Exercise directions - Give back exactly the lines from the beginning of the listing below to the line holding "from matplotlib.patches import", both ends included; the pictures stay out.

━━━━━━━━━━━━━━━━

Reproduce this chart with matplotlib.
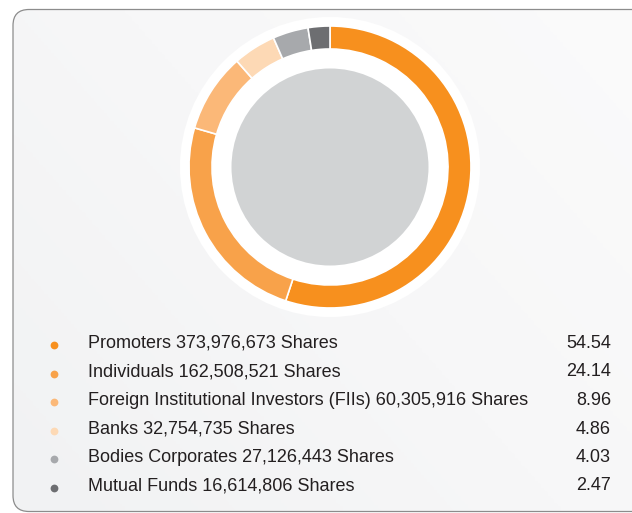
import matplotlib
matplotlib.use("Agg")
import matplotlib.pyplot as plt
import numpy as np
from matplotlib.patches import FancyBboxPatch, Circle

categories = ["Promoters", "Individuals", "Foreign Institutional Investors (FIIs)",
              "Banks", "Bodies Corporates", "Mutual Funds"]
shares = ["373,976,673", "162,508,521", "60,305,916", "32,754,735", "27,126,443", "16,614,806"]
percent = [54.54, 24.14, 8.96, 4.86, 4.03, 2.47]
colors = ["#F7901E", "#F8A24A", "#FBB878", "#FDD9B5", "#A7A9AC", "#6D6E71"]

W, H = 632, 513
fig = plt.figure(figsize=(W / 100, H / 100), dpi=100)
fig.patch.set_facecolor("white")

# background card, pixel coords
ax = fig.add_axes([0, 0, 1, 1])
ax.set_xlim(0, W)
ax.set_ylim(H, 0)
ax.axis("off")

card = FancyBboxPatch((13, 9.5), 660, 502, boxstyle="round,pad=0,rounding_size=16",
                      facecolor="none", edgecolor="#8C8C8C", linewidth=0.9, zorder=3)
ax.add_patch(card)
# soft diagonal gradient inside the card
gx, gy = np.meshgrid(np.linspace(0, 1, 200), np.linspace(0, 1, 200))
grad = np.clip((gx * 0.6 + gy * 0.4), 0, 1)
img = ax.imshow(grad, extent=(13, 673, 9.5, 511.5), origin="upper",
                cmap=matplotlib.colors.LinearSegmentedColormap.from_list(
                    "bg", ["#F1F2F3", "#F7F7F8", "#FBFBFB"]),
                zorder=1, aspect="auto")
img.set_clip_path(FancyBboxPatch((13, 9.5), 660, 502, boxstyle="round,pad=0,rounding_size=16",
                                 transform=ax.transData))
ax.set_xlim(0, W)
ax.set_ylim(H, 0)

# donut
cx, cy, R = 330, 167, 150
pax = fig.add_axes([(cx - R) / W, (H - cy - R) / H, 2 * R / W, 2 * R / H])
pax.add_patch(Circle((0, 0), 150, facecolor="white", edgecolor="none", zorder=1))
pax.pie(percent, colors=colors, radius=141, startangle=90, counterclock=False,
        wedgeprops=dict(width=23, edgecolor="white", linewidth=1.2), frame=True)
pax.set_xlim(-R, R)
pax.set_ylim(-R, R)
pax.set_aspect("equal")
pax.axis("off")
pax.add_patch(Circle((0, 0), 98.5, facecolor="#D1D3D4", edgecolor="none", zorder=5))

# legend rows
y0, dy = 348, 28.5
for i, (c, s, p, col) in enumerate(zip(categories, shares, percent, colors)):
    y = y0 + i * dy
    ax.plot(54, y - 3, "o", color=col, markersize=5.6, markeredgewidth=0, zorder=4)
    ax.text(88, y, f"{c} {s} Shares", fontsize=13, family="Liberation Sans",
            color="#231F20", va="baseline", ha="left", zorder=4)
    ax.text(611, y, f"{p:.2f}", fontsize=13, family="Liberation Sans",
            color="#231F20", va="baseline", ha="right", zorder=4)

fig.savefig("out.png", dpi=100, facecolor="white")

━━━━━━━━━━━━━━━━

Finished task -
Reproduce this chart with matplotlib.
import matplotlib
matplotlib.use("Agg")
import matplotlib.pyplot as plt
import numpy as np
from matplotlib.patches import FancyBboxPatch, Circle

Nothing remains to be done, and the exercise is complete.